═══ Material to process ═══

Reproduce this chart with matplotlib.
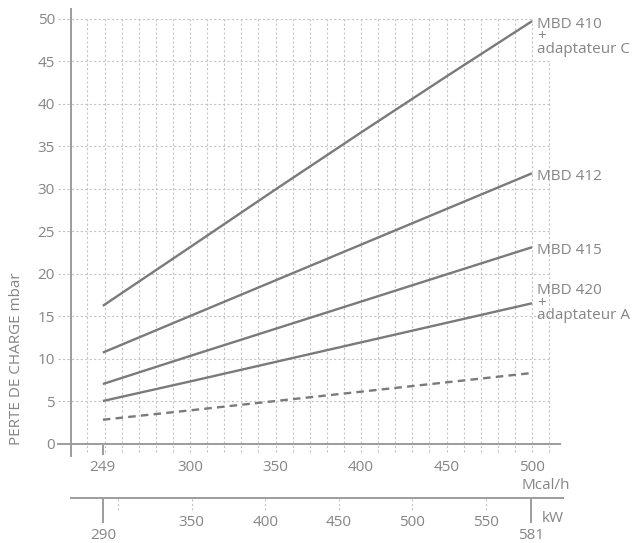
import numpy as np
import matplotlib
matplotlib.use("Agg")
import matplotlib.pyplot as plt

plt.rcParams['font.family'] = ['Open Sans', 'DejaVu Sans']

# data
mcal = [249, 300, 350, 400, 450, 500]
mbd410_c = [16.2, 23.1, 29.9, 36.6, 43.2, 49.7]
mbd412 = [10.7, 15.0, 19.2, 23.4, 27.6, 31.8]
mbd415 = [7.0, 10.3, 13.5, 16.7, 19.9, 23.1]
mbd420_a = [5.0, 7.3, 9.6, 11.9, 14.2, 16.5]
dashed = [2.8, 3.9, 5.0, 6.1, 7.2, 8.3]

labels = ["MBD 410\n+\nadaptateur C", "MBD 412", "MBD 415", "MBD 420\n+\nadaptateur A"]
y_ticks = [0, 5, 10, 15, 20, 25, 30, 35, 40, 45, 50]
x_ticks = [249, 300, 350, 400, 450, 500]
grid_x = [240, 250, 260, 270, 280, 290, 300, 310, 320, 330, 340, 350, 360, 370,
          380, 390, 400, 410, 420, 430, 440, 450, 460, 470, 480, 490, 500, 510]
kw_minor = [300, 350, 400, 450, 500, 550]
kw_labels = [350, 400, 450, 500, 550]
kw_ends = [290, 581]
kw_per_mcal = 1.163

line_col = '#7a7a7a'
axis_col = '#9c9c9c'
grid_col = '#c4c4c4'
text_col = '#858585'
fs = 11

W, H = 637, 543
fig = plt.figure(figsize=(W / 100, H / 100), dpi=100)

# main axes
ax = fig.add_axes([50 / W, 1 - 460 / H, 520 / W, 455 / H])
ax.set_xlim(218.1, 522.2)
ax.set_ylim(-1.94, 51.6)

# dotted grid
for y in y_ticks[1:]:
    right = 500 if y == 50 else 510
    ax.hlines(y, 222.8, right, color=grid_col, lw=0.8, linestyle=(0, (2, 2)), zorder=1)
for x in grid_x:
    top = 45 if x == 510 else 50
    ax.vlines(x, -1.0, top, color=grid_col, lw=0.8, linestyle=(0, (2, 2)), zorder=1)

# curves
for vals in [mbd410_c, mbd412, mbd415, mbd420_a]:
    ax.plot(mcal, vals, color=line_col, lw=1.7, solid_capstyle='butt', zorder=3)
ax.plot(mcal, dashed, color=line_col, lw=1.7, linestyle=(0, (3.2, 2.2)), zorder=3)

# curve labels
ax.text(503, mbd410_c[-1] + 0.5, labels[0], color=text_col, fontsize=fs,
        va='top', ha='left', linespacing=0.78)
ax.text(503, mbd412[-1] + 0.45, labels[1], color=text_col, fontsize=fs,
        va='top', ha='left')
ax.text(503, mbd415[-1] + 0.5, labels[2], color=text_col, fontsize=fs,
        va='top', ha='left')
ax.text(503, mbd420_a[-1] + 2.35, labels[3], color=text_col, fontsize=fs,
        va='top', ha='left', linespacing=0.78)

# axes lines
for s in ['top', 'right']:
    ax.spines[s].set_visible(False)
ax.spines['left'].set_position(('data', 230.4))
ax.spines['left'].set_bounds(-1.47, 51.08)
ax.spines['bottom'].set_position(('data', 0))
ax.spines['bottom'].set_bounds(222.8, 516.4)
for s in ['left', 'bottom']:
    ax.spines[s].set_color(axis_col)
    ax.spines[s].set_linewidth(1.4)
ax.vlines(249, -1.4, 0, color=axis_col, lw=1.4)

ax.set_yticks(y_ticks)
ax.set_xticks(x_ticks)
ax.tick_params(axis='y', length=0, pad=11.5, labelsize=fs, labelcolor=text_col)
ax.tick_params(axis='x', length=0, pad=12, labelsize=fs, labelcolor=text_col)

ax.annotate("Mcal/h", xy=(500, 0), xytext=(-7.5, -30), textcoords='offset points',
            ha='left', va='center', color=text_col, fontsize=fs)

fig.text(17 / W, 1 - 445 / H, "PERTE DE CHARGE mbar", rotation=90,
         ha='center', va='bottom', color=text_col, fontsize=fs)

# kW axis
ax2 = fig.add_axes([50 / W, 1 - 523 / H, 520 / W, 25.3 / H])
ax2.set_xlim(218.1 * kw_per_mcal, 522.2 * kw_per_mcal)
ax2.set_ylim(0, 1)
for s in ['left', 'right', 'bottom']:
    ax2.spines[s].set_visible(False)
ax2.spines['top'].set_color(axis_col)
ax2.spines['top'].set_linewidth(1.4)
ax2.spines['top'].set_bounds(230.4 * kw_per_mcal, 518.0 * kw_per_mcal)
ax2.set_xticks([])
ax2.set_yticks([])
ax2.patch.set_alpha(0)
ax2.vlines(kw_ends, 0, 1, color=axis_col, lw=1.4)
ax2.vlines(kw_minor, 0.53, 1, color=grid_col, lw=0.8, linestyle=(0, (2, 2)))
for v in kw_labels:
    ax2.text(v, 0.0, str(v), ha='center', va='center', color=text_col, fontsize=fs)
for v in kw_ends:
    ax2.text(v, -0.5, str(v), ha='center', va='center', color=text_col, fontsize=fs)
ax2.annotate("kW", xy=(581, 1), xytext=(7.5, -15), textcoords='offset points',
             ha='left', va='center', color=text_col, fontsize=fs)

fig.savefig("out.png", dpi=100)
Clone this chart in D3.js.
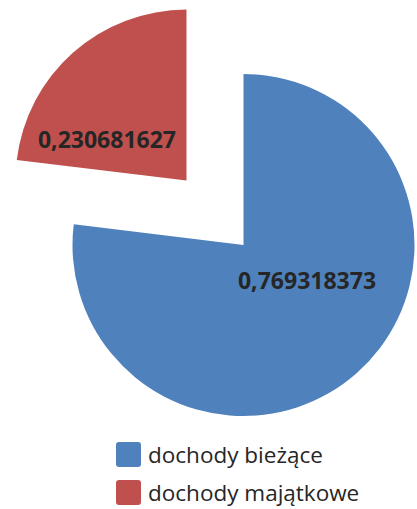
<!DOCTYPE html>
<html>
<head>
<meta charset="utf-8">
<script src="https://cdn.jsdelivr.net/npm/d3@7"></script>
<style>
  body { margin: 0; background: #fff; }
  text { font-family: "Open Sans", "Noto Sans", sans-serif; }
</style>
</head>
<body>
<div id="chart"></div>
<script>
// Chart data
var categories = ["dochody bieżące", "dochody majątkowe"];
var values = [0.769318373, 0.230681627];
var labels = ["0,769318373", "0,230681627"];
var colors = ["#4F81BD", "#C0504D"];

var svgWidth = 417;
var svgHeight = 509;

var cx = 243.5, cy = 245, radius = 171;
var explode = 86;

var svg = d3.select("#chart")
    .append("svg")
    .attr("width", svgWidth)
    .attr("height", svgHeight);

var pie = d3.pie().sort(null).value(d => d);
var arcs = pie(values);

var arc = d3.arc().innerRadius(0).outerRadius(radius);

var pieGroup = svg.append("g")
    .attr("transform", `translate(${cx}, ${cy})`);

// offset for exploded slice (only the second one)
function sliceOffset(d, i) {
    if (i === 0) return [0, 0];
    var mid = (d.startAngle + d.endAngle) / 2;
    return [Math.sin(mid) * explode, -Math.cos(mid) * explode];
}

var slices = pieGroup.selectAll("g.slice")
    .data(arcs)
    .enter()
    .append("g")
    .attr("class", "slice")
    .attr("transform", (d, i) => {
        var o = sliceOffset(d, i);
        return `translate(${o[0]}, ${o[1]})`;
    });

slices.append("path")
    .attr("d", arc)
    .attr("fill", (d, i) => colors[i]);

// data labels (offset from slice apex)
var labelOffsets = [[63.5, 44], [-79.5, -33]];
slices.append("text")
    .attr("x", (d, i) => labelOffsets[i][0])
    .attr("y", (d, i) => labelOffsets[i][1])
    .attr("text-anchor", "middle")
    .attr("fill", "#262626")
    .style("font-size", "23px")
    .style("font-weight", "bold")
    .text((d, i) => labels[i]);

// Legend
var legend = svg.append("g")
    .attr("transform", "translate(116, 442)");

var items = legend.selectAll("g")
    .data(categories)
    .enter()
    .append("g")
    .attr("transform", (d, i) => `translate(0, ${i * 38})`);

items.append("rect")
    .attr("width", 25)
    .attr("height", 25)
    .attr("rx", 3)
    .attr("fill", (d, i) => colors[i]);

items.append("text")
    .attr("x", 32)
    .attr("y", 21)
    .attr("fill", "#262626")
    .style("font-size", "22.5px")
    .text(d => d);
</script>
</body>
</html>
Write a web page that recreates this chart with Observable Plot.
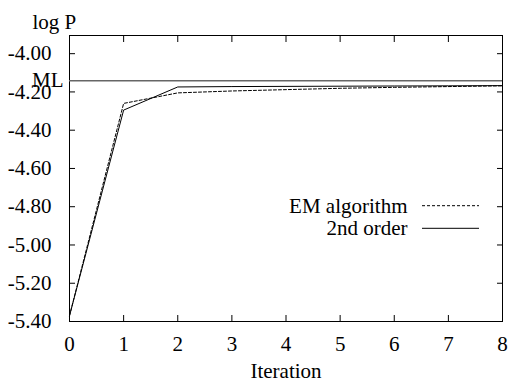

═══

→ **Exercise requirements**
Give the data above again in full and unchanged, skipping the pictures.

→ **Response to the exercise**
Reproduce this chart with matplotlib.
import numpy as np
import matplotlib
matplotlib.use("Agg")
import matplotlib.pyplot as plt

plt.rcParams['font.family'] = ['Open Sans', 'DejaVu Sans']

# data
mcal = [249, 300, 350, 400, 450, 500]
mbd410_c = [16.2, 23.1, 29.9, 36.6, 43.2, 49.7]
mbd412 = [10.7, 15.0, 19.2, 23.4, 27.6, 31.8]
mbd415 = [7.0, 10.3, 13.5, 16.7, 19.9, 23.1]
mbd420_a = [5.0, 7.3, 9.6, 11.9, 14.2, 16.5]
dashed = [2.8, 3.9, 5.0, 6.1, 7.2, 8.3]

labels = ["MBD 410\n+\nadaptateur C", "MBD 412", "MBD 415", "MBD 420\n+\nadaptateur A"]
y_ticks = [0, 5, 10, 15, 20, 25, 30, 35, 40, 45, 50]
x_ticks = [249, 300, 350, 400, 450, 500]
grid_x = [240, 250, 260, 270, 280, 290, 300, 310, 320, 330, 340, 350, 360, 370,
          380, 390, 400, 410, 420, 430, 440, 450, 460, 470, 480, 490, 500, 510]
kw_minor = [300, 350, 400, 450, 500, 550]
kw_labels = [350, 400, 450, 500, 550]
kw_ends = [290, 581]
kw_per_mcal = 1.163

line_col = '#7a7a7a'
axis_col = '#9c9c9c'
grid_col = '#c4c4c4'
text_col = '#858585'
fs = 11

W, H = 637, 543
fig = plt.figure(figsize=(W / 100, H / 100), dpi=100)

# main axes
ax = fig.add_axes([50 / W, 1 - 460 / H, 520 / W, 455 / H])
ax.set_xlim(218.1, 522.2)
ax.set_ylim(-1.94, 51.6)

# dotted grid
for y in y_ticks[1:]:
    right = 500 if y == 50 else 510
    ax.hlines(y, 222.8, right, color=grid_col, lw=0.8, linestyle=(0, (2, 2)), zorder=1)
for x in grid_x:
    top = 45 if x == 510 else 50
    ax.vlines(x, -1.0, top, color=grid_col, lw=0.8, linestyle=(0, (2, 2)), zorder=1)

# curves
for vals in [mbd410_c, mbd412, mbd415, mbd420_a]:
    ax.plot(mcal, vals, color=line_col, lw=1.7, solid_capstyle='butt', zorder=3)
ax.plot(mcal, dashed, color=line_col, lw=1.7, linestyle=(0, (3.2, 2.2)), zorder=3)

# curve labels
ax.text(503, mbd410_c[-1] + 0.5, labels[0], color=text_col, fontsize=fs,
        va='top', ha='left', linespacing=0.78)
ax.text(503, mbd412[-1] + 0.45, labels[1], color=text_col, fontsize=fs,
        va='top', ha='left')
ax.text(503, mbd415[-1] + 0.5, labels[2], color=text_col, fontsize=fs,
        va='top', ha='left')
ax.text(503, mbd420_a[-1] + 2.35, labels[3], color=text_col, fontsize=fs,
        va='top', ha='left', linespacing=0.78)

# axes lines
for s in ['top', 'right']:
    ax.spines[s].set_visible(False)
ax.spines['left'].set_position(('data', 230.4))
ax.spines['left'].set_bounds(-1.47, 51.08)
ax.spines['bottom'].set_position(('data', 0))
ax.spines['bottom'].set_bounds(222.8, 516.4)
for s in ['left', 'bottom']:
    ax.spines[s].set_color(axis_col)
    ax.spines[s].set_linewidth(1.4)
ax.vlines(249, -1.4, 0, color=axis_col, lw=1.4)

ax.set_yticks(y_ticks)
ax.set_xticks(x_ticks)
ax.tick_params(axis='y', length=0, pad=11.5, labelsize=fs, labelcolor=text_col)
ax.tick_params(axis='x', length=0, pad=12, labelsize=fs, labelcolor=text_col)

ax.annotate("Mcal/h", xy=(500, 0), xytext=(-7.5, -30), textcoords='offset points',
            ha='left', va='center', color=text_col, fontsize=fs)

fig.text(17 / W, 1 - 445 / H, "PERTE DE CHARGE mbar", rotation=90,
         ha='center', va='bottom', color=text_col, fontsize=fs)

# kW axis
ax2 = fig.add_axes([50 / W, 1 - 523 / H, 520 / W, 25.3 / H])
ax2.set_xlim(218.1 * kw_per_mcal, 522.2 * kw_per_mcal)
ax2.set_ylim(0, 1)
for s in ['left', 'right', 'bottom']:
    ax2.spines[s].set_visible(False)
ax2.spines['top'].set_color(axis_col)
ax2.spines['top'].set_linewidth(1.4)
ax2.spines['top'].set_bounds(230.4 * kw_per_mcal, 518.0 * kw_per_mcal)
ax2.set_xticks([])
ax2.set_yticks([])
ax2.patch.set_alpha(0)
ax2.vlines(kw_ends, 0, 1, color=axis_col, lw=1.4)
ax2.vlines(kw_minor, 0.53, 1, color=grid_col, lw=0.8, linestyle=(0, (2, 2)))
for v in kw_labels:
    ax2.text(v, 0.0, str(v), ha='center', va='center', color=text_col, fontsize=fs)
for v in kw_ends:
    ax2.text(v, -0.5, str(v), ha='center', va='center', color=text_col, fontsize=fs)
ax2.annotate("kW", xy=(581, 1), xytext=(7.5, -15), textcoords='offset points',
             ha='left', va='center', color=text_col, fontsize=fs)

fig.savefig("out.png", dpi=100)
Clone this chart in D3.js.
<!DOCTYPE html>
<html>
<head>
<meta charset="utf-8">
<script src="https://cdn.jsdelivr.net/npm/d3@7"></script>
<style>
  body { margin: 0; background: #fff; }
  text { font-family: "Open Sans", "Noto Sans", sans-serif; }
</style>
</head>
<body>
<div id="chart"></div>
<script>
// Chart data
var categories = ["dochody bieżące", "dochody majątkowe"];
var values = [0.769318373, 0.230681627];
var labels = ["0,769318373", "0,230681627"];
var colors = ["#4F81BD", "#C0504D"];

var svgWidth = 417;
var svgHeight = 509;

var cx = 243.5, cy = 245, radius = 171;
var explode = 86;

var svg = d3.select("#chart")
    .append("svg")
    .attr("width", svgWidth)
    .attr("height", svgHeight);

var pie = d3.pie().sort(null).value(d => d);
var arcs = pie(values);

var arc = d3.arc().innerRadius(0).outerRadius(radius);

var pieGroup = svg.append("g")
    .attr("transform", `translate(${cx}, ${cy})`);

// offset for exploded slice (only the second one)
function sliceOffset(d, i) {
    if (i === 0) return [0, 0];
    var mid = (d.startAngle + d.endAngle) / 2;
    return [Math.sin(mid) * explode, -Math.cos(mid) * explode];
}

var slices = pieGroup.selectAll("g.slice")
    .data(arcs)
    .enter()
    .append("g")
    .attr("class", "slice")
    .attr("transform", (d, i) => {
        var o = sliceOffset(d, i);
        return `translate(${o[0]}, ${o[1]})`;
    });

slices.append("path")
    .attr("d", arc)
    .attr("fill", (d, i) => colors[i]);

// data labels (offset from slice apex)
var labelOffsets = [[63.5, 44], [-79.5, -33]];
slices.append("text")
    .attr("x", (d, i) => labelOffsets[i][0])
    .attr("y", (d, i) => labelOffsets[i][1])
    .attr("text-anchor", "middle")
    .attr("fill", "#262626")
    .style("font-size", "23px")
    .style("font-weight", "bold")
    .text((d, i) => labels[i]);

// Legend
var legend = svg.append("g")
    .attr("transform", "translate(116, 442)");

var items = legend.selectAll("g")
    .data(categories)
    .enter()
    .append("g")
    .attr("transform", (d, i) => `translate(0, ${i * 38})`);

items.append("rect")
    .attr("width", 25)
    .attr("height", 25)
    .attr("rx", 3)
    .attr("fill", (d, i) => colors[i]);

items.append("text")
    .attr("x", 32)
    .attr("y", 21)
    .attr("fill", "#262626")
    .style("font-size", "22.5px")
    .text(d => d);
</script>
</body>
</html>
Write a web page that recreates this chart with Observable Plot.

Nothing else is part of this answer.